— WHAT YOU SHOULD DO —
All lines from the beginning of the listing through the line with "from matplotlib.ticker import" are to be copied word for word; the pictures are not.

[Source records]
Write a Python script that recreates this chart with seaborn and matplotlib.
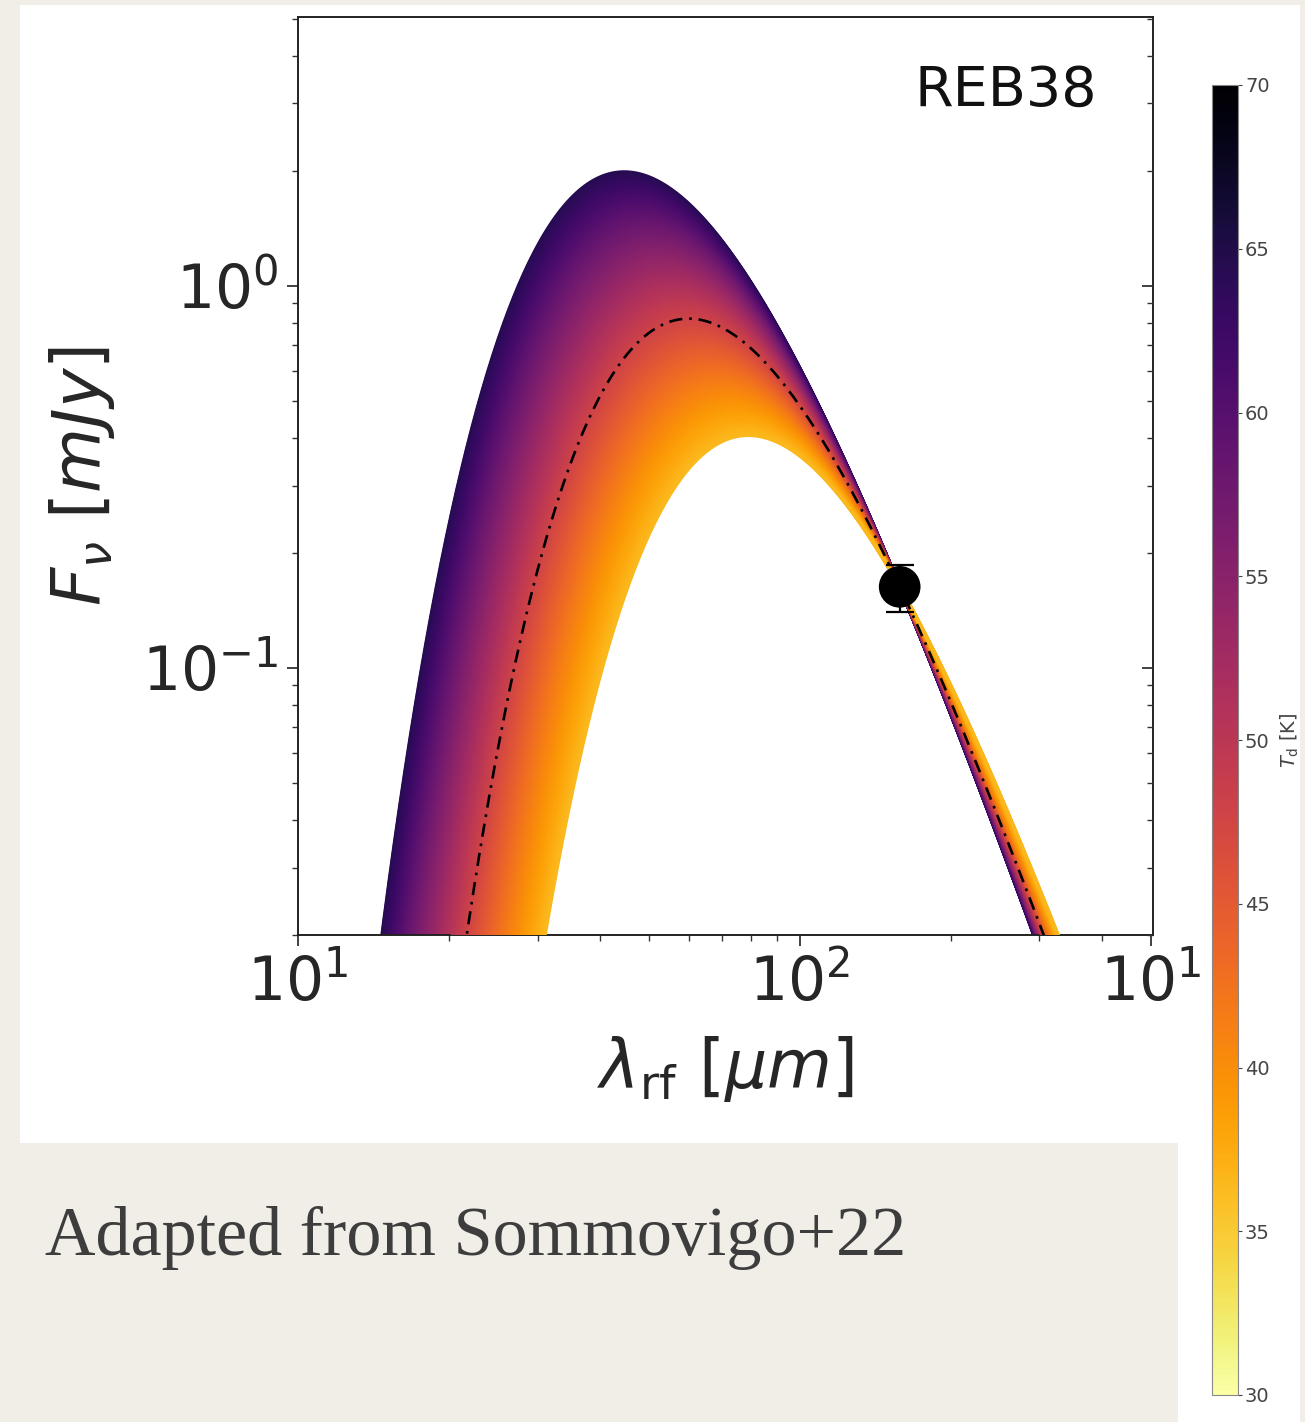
import numpy as np
import pandas as pd
import matplotlib
matplotlib.use("Agg")
import matplotlib.pyplot as plt
import seaborn as sns
from matplotlib.patches import Rectangle
from matplotlib.colors import Normalize
from matplotlib.cm import ScalarMappable
from matplotlib.ticker import LogLocator, NullFormatter, FixedLocator, FixedFormatter

# ---------------- data ----------------
source_name = "REB38"
obs_wavelength_um = [158.0]          # rest-frame wavelength of the continuum point
obs_flux_mjy = [0.163]               # measured flux density
obs_flux_err_mjy = [0.023]
temp_range_k = [36.5, 64.5]          # dust temperatures spanned by the model family
best_temp_k = 48.0                   # dash-dotted model
beta_dust = 2.03                     # emissivity index
cbar_limits = [30, 70]
cbar_ticks = [30, 35, 40, 45, 50, 55, 60, 65, 70]
x_ticks = [10, 100, 500]
x_ticklabels = [r"$10^1$", r"$10^2$", r"$10^1$"]
caption = "Adapted from Sommovigo+22"

HC_K = 14387.77  # h c / k in micron * K


def mbb(lam, T):
    """Optically thin modified blackbody, F_nu up to a constant."""
    x = HC_K / (lam * T)
    return (1.0 / lam) ** (3.0 + beta_dust) / np.expm1(x)


def scaled_sed(lam, T):
    return mbb(lam, T) / mbb(obs_wavelength_um[0], T) * obs_flux_mjy[0]


lam = np.geomspace(10, 520, 500)
temps = np.linspace(temp_range_k[0], temp_range_k[1], 320)
df = pd.DataFrame({
    "lam": np.tile(lam, len(temps)),
    "T": np.repeat(temps, len(lam)),
})
df["flux"] = np.concatenate([scaled_sed(lam, T) for T in temps])

# ---------------- figure ----------------
sns.set_style("ticks")
plt.rcParams["font.family"] = ["DejaVu Sans"]
plt.rcParams["mathtext.fontset"] = "dejavusans"

W, H = 1305, 1422
fig = plt.figure(figsize=(W / 100, H / 100), dpi=100, facecolor="#f1eee8")


def px_rect(x0, y0, x1, y1, **kw):
    fig.add_artist(Rectangle((x0 / W, 1 - y1 / H), (x1 - x0) / W, (y1 - y0) / H,
                             transform=fig.transFigure, lw=0, zorder=-5, **kw))


px_rect(20, 5, 1300, 1143, facecolor="white")
px_rect(1178, 5, 1300, 1422, facecolor="white")

ax = fig.add_axes([298 / W, 1 - 935 / H, 855 / W, 918 / H])
ax.set_facecolor("white")

cmap = "inferno_r"
sns.lineplot(data=df, x="lam", y="flux", hue="T", palette=cmap,
             hue_norm=tuple(cbar_limits), estimator=None, sort=False,
             legend=False, lw=2.4, ax=ax)
# colder curves drawn above the hotter ones
n = len(ax.lines)
for i, ln in enumerate(ax.lines):
    ln.set_zorder(2 + (n - i) / n)
    ln.set_solid_capstyle("butt")

best = scaled_sed(lam, best_temp_k)
ax.plot(lam, best, color="black", lw=1.9, ls=(0, (5.0, 2.6, 1.0, 2.6)), zorder=4)

ax.errorbar(obs_wavelength_um, obs_flux_mjy, yerr=obs_flux_err_mjy, fmt="none",
            ecolor="black", elinewidth=1.6, capsize=10, capthick=1.6, zorder=5)
sns.scatterplot(x=obs_wavelength_um, y=obs_flux_mjy, color="black", s=900,
                edgecolor="none", ax=ax, zorder=6)

ax.set_xscale("log")
ax.set_yscale("log")
ax.set_xlim(10, 505)
ax.set_ylim(0.02, 5.05)

ax.xaxis.set_major_locator(FixedLocator(x_ticks))
ax.xaxis.set_major_formatter(FixedFormatter(x_ticklabels))
ax.xaxis.set_minor_locator(LogLocator(base=10, subs=np.arange(2, 10)))
ax.xaxis.set_minor_formatter(NullFormatter())
ax.yaxis.set_major_locator(LogLocator(base=10))
ax.yaxis.set_minor_locator(LogLocator(base=10, subs=np.arange(2, 10)))
ax.yaxis.set_minor_formatter(NullFormatter())

ax.tick_params(axis="both", which="major", labelsize=43, length=8, width=1.3,
               color="#333333", pad=6)
ax.tick_params(axis="both", which="minor", length=4.5, width=1.0, color="#333333")
for s in ax.spines.values():
    s.set_linewidth(1.4)
    s.set_color("#222222")

# inward ticks on the right-hand spine
axr = ax.twinx()
axr.set_yscale("log")
axr.set_ylim(ax.get_ylim())
axr.yaxis.set_major_locator(LogLocator(base=10))
axr.yaxis.set_minor_locator(LogLocator(base=10, subs=np.arange(2, 10)))
axr.tick_params(axis="y", which="both", direction="in", labelright=False,
                color="#333333")
axr.tick_params(axis="y", which="major", length=8, width=1.3)
axr.tick_params(axis="y", which="minor", length=4.5, width=1.0)
for s in axr.spines.values():
    s.set_visible(False)

ax.set_xlabel(r"$\lambda_{\rm rf}\ [\mu m]$", fontsize=48)
ax.set_ylabel(r"$F_{\nu}\ [mJy]$", fontsize=48)
ax.xaxis.set_label_coords(0.5, -0.108)
ax.yaxis.set_label_coords(-0.212, 0.5)

ax.text(0.935, 0.92, source_name, transform=ax.transAxes, ha="right",
        va="center", fontsize=40, color="#111111")

# colour bar for the dust temperature
cax = fig.add_axes([1212 / W, 1 - 1395 / H, 26 / W, 1310 / H])
sm = ScalarMappable(norm=Normalize(*cbar_limits), cmap=cmap)
cb = fig.colorbar(sm, cax=cax)
cb.set_ticks(cbar_ticks)
cb.ax.tick_params(labelsize=14, length=3, width=0.8, colors="#444444", pad=2)
cb.outline.set_linewidth(0.8)
cb.outline.set_edgecolor("#888888")
cb.set_label(r"$T_{\rm d}$ [K]", fontsize=14, color="#444444", labelpad=6)

fig.text(45 / W, 1 - 1255 / H, caption, fontsize=50.5, color="#3d3d3d",
         family="Liberation Serif", ha="left", va="baseline")

fig.savefig("out.png", dpi=100, facecolor=fig.get_facecolor())
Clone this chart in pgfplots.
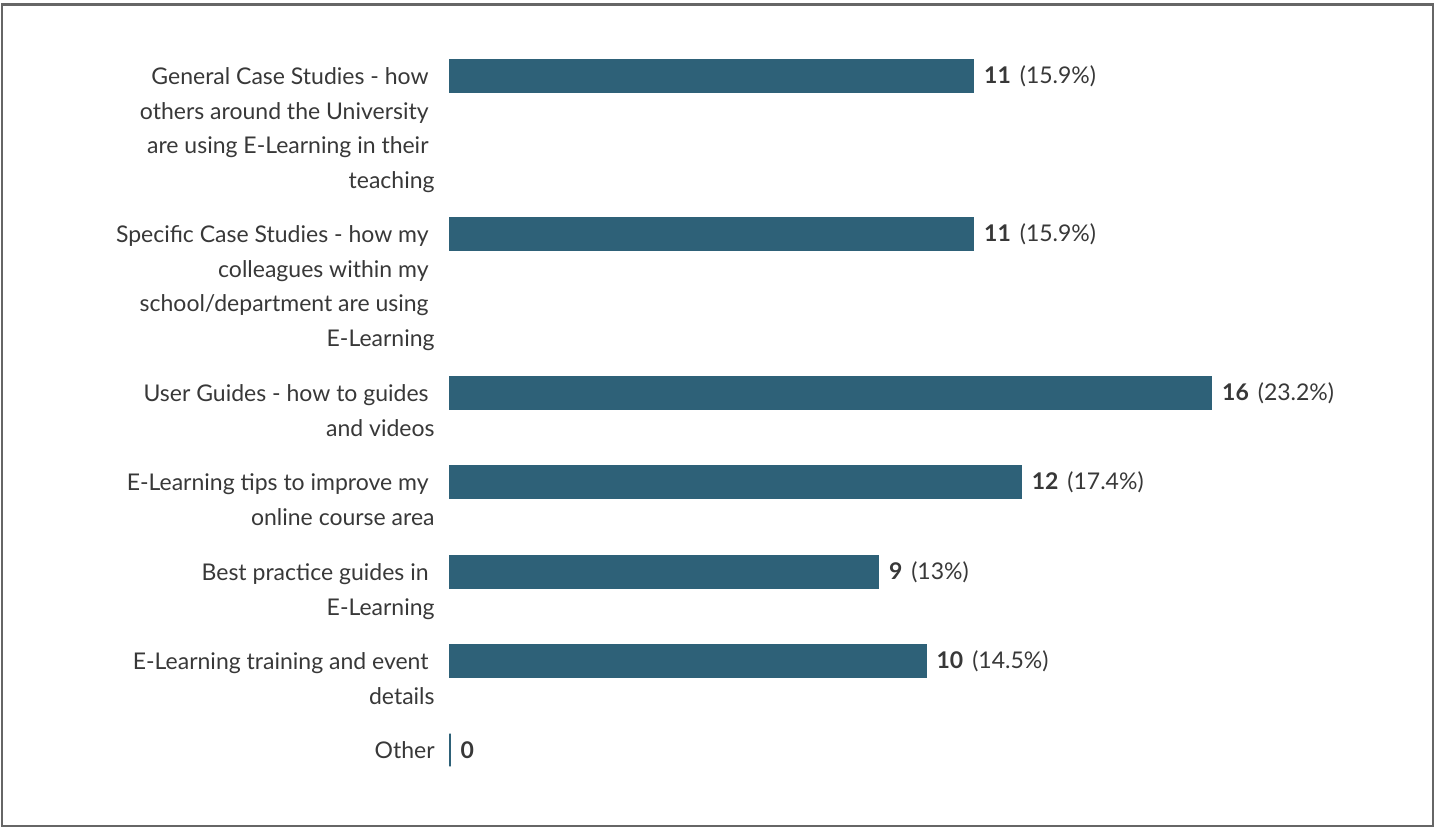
\documentclass[border=0pt]{standalone}
\usepackage{fontspec}
\setmainfont{Lato}
\usepackage{pgfplots}
\pgfplotsset{compat=1.18}
\definecolor{barcol}{HTML}{2E6178}
\definecolor{txt}{HTML}{383838}
\definecolor{frame}{HTML}{666666}
\newcommand{\ts}{\mbox{\kern3pt}}
\begin{document}
\begin{tikzpicture}
\useasboundingbox (0,0) rectangle (717.5pt,-413.5pt);
\draw[frame, line width=1.1pt] (1pt,-2.2pt) rectangle (716.5pt,-413pt);
\begin{axis}[
  at={(225pt,0pt)}, anchor=north west,
  scale only axis, width=476pt, height=413.5pt,
  xmin=0, xmax=20, ymin=0, ymax=827, y dir=reverse,
  xbar, bar width=16.4pt, clip=false,
  axis line style={draw=none}, major tick length=0pt,
  xtick=\empty,
  ytick={76,234,393,482,572,661,750},
  yticklabels={
    {\strut General Case Studies - how\ts\\others around the University\ts\\are using E-Learning in their\ts\\teaching},
    {\strut Specific Case Studies - how my\ts\\colleagues within my\ts\\school/department are using\ts\\E-Learning},
    {\strut User Guides - how to guides\ts\\and videos},
    {\strut E-Learning tips to improve my\ts\\online course area},
    {\strut Best practice guides in\ts\\E-Learning},
    {\strut E-Learning training and event\ts\\details},
    {\strut Other}},
  yticklabel style={align=right, anchor=north east, inner sep=0pt,
    xshift=-7.5pt, yshift=7.8pt, text=txt,
    font=\fontsize{11.5}{17.25}\selectfont},
  point meta=explicit symbolic,
  nodes near coords,
  every node near coord/.append style={anchor=west, inner sep=0pt, xshift=5pt,
    text=txt, font=\fontsize{11.5}{13}\selectfont},
]
\addplot[fill=barcol, draw=barcol, line width=0.6pt] coordinates {
  (11,76) [\textbf{11}\hspace{4.5pt}(15.9\%)]
  (11,234) [\textbf{11}\hspace{4.5pt}(15.9\%)]
  (16,393) [\textbf{16}\hspace{4.5pt}(23.2\%)]
  (12,482) [\textbf{12}\hspace{4.5pt}(17.4\%)]
  (9,572) [\textbf{9}\hspace{4.5pt}(13\%)]
  (10,661) [\textbf{10}\hspace{4.5pt}(14.5\%)]
  (0,750) [\textbf{0}]
};
\end{axis}
\end{tikzpicture}
\end{document}
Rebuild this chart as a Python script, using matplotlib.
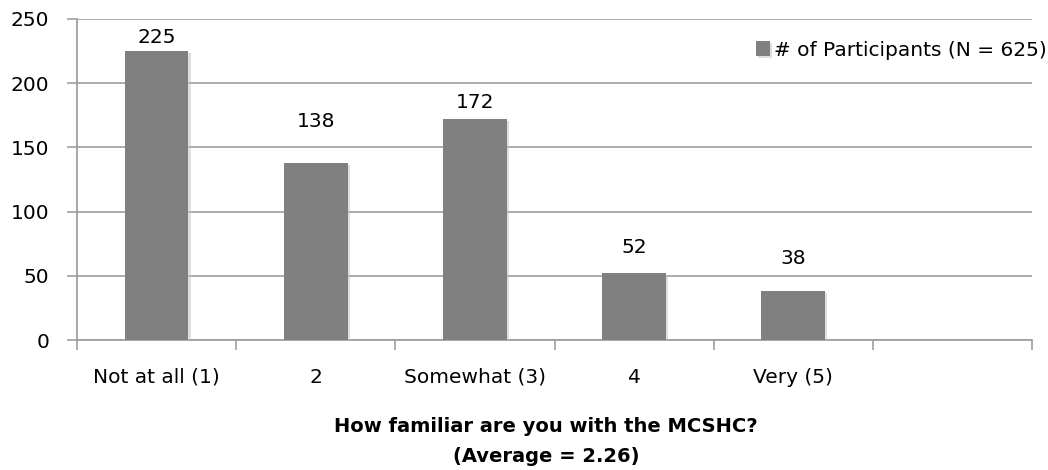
import matplotlib
matplotlib.use("Agg")
import matplotlib.pyplot as plt
import matplotlib.patheffects as pe

# Survey responses: familiarity with the MCSHC
categories = ["Not at all (1)", "2", "Somewhat (3)", "4", "Very (5)"]
participants = [225, 138, 172, 52, 38]
series_name = "# of Participants (N = 625)"
x_title_lines = ["How familiar are you with the MCSHC?", "(Average = 2.26)"]
y_ticks = [0, 50, 100, 150, 200, 250]

# Layout / style
n_slots = 6                      # the axis reserves one extra, empty category slot
label_offsets_px = [14, 41, 17, 26, 33]   # distance of each value label above its bar
bar_color = "#808080"
grid_color = "#a6a6a6"
axis_color = "#a0a0a0"
fs = 14.5

plt.rcParams["font.family"] = ["DejaVu Sans"]

fig = plt.figure(figsize=(10.48, 4.70), dpi=100)
ax = fig.add_axes([77 / 1048, 1 - 340 / 470, (1032 - 77) / 1048, (340 - 19) / 470])

xs = [i + 0.5 for i in range(len(categories))]
bars = ax.bar(xs, participants, width=0.4, color=bar_color, zorder=3,
              label=series_name)
for b in bars:
    b.set_path_effects([pe.SimplePatchShadow(offset=(1.5, -1.5), shadow_rgbFace="#c0c0c0",
                                             alpha=0.5), pe.Normal()])

for x, v, off in zip(xs, participants, label_offsets_px):
    ax.annotate(str(v), (x, v), xytext=(0, off), textcoords="offset pixels",
                ha="center", va="center", fontsize=fs, color="black")

ax.set_xlim(0, n_slots)
ax.set_ylim(0, 250)
ax.set_yticks(y_ticks)
ax.yaxis.grid(True, color=grid_color, linewidth=1.3, zorder=0)
ax.set_axisbelow(True)

# category boundary ticks, labels centred in each slot
ax.set_xticks(range(n_slots + 1))
ax.set_xticklabels([])
ax.set_xticks(xs, minor=True)
ax.set_xticklabels(categories, minor=True)
ax.tick_params(axis="x", which="minor", length=0, pad=20, labelsize=fs)
ax.tick_params(axis="x", which="major", length=7, width=1.2, color=axis_color,
               direction="out")
ax.tick_params(axis="y", length=7, width=1.2, color=axis_color, direction="out",
               labelsize=fs, pad=13)

for s in ["top", "right"]:
    ax.spines[s].set_visible(False)
for s in ["left", "bottom"]:
    ax.spines[s].set_color(axis_color)
    ax.spines[s].set_linewidth(1.3)

for line, ypx in zip(x_title_lines, [427, 456]):
    fig.text(546 / 1048, 1 - ypx / 470, line, ha="center", va="center",
             fontsize=14, fontweight="bold")

leg = fig.legend(loc="center right", bbox_to_anchor=(1047 / 1048, 1 - 50 / 470),
                 frameon=False, fontsize=fs, handlelength=0.7, handleheight=0.7,
                 handletextpad=0.2, borderaxespad=0, borderpad=0)

fig.savefig("out.png", dpi=100)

— RESULT OF THIS TASK —
Write a Python script that recreates this chart with seaborn and matplotlib.
import numpy as np
import pandas as pd
import matplotlib
matplotlib.use("Agg")
import matplotlib.pyplot as plt
import seaborn as sns
from matplotlib.patches import Rectangle
from matplotlib.colors import Normalize
from matplotlib.cm import ScalarMappable
from matplotlib.ticker import LogLocator, NullFormatter, FixedLocator, FixedFormatter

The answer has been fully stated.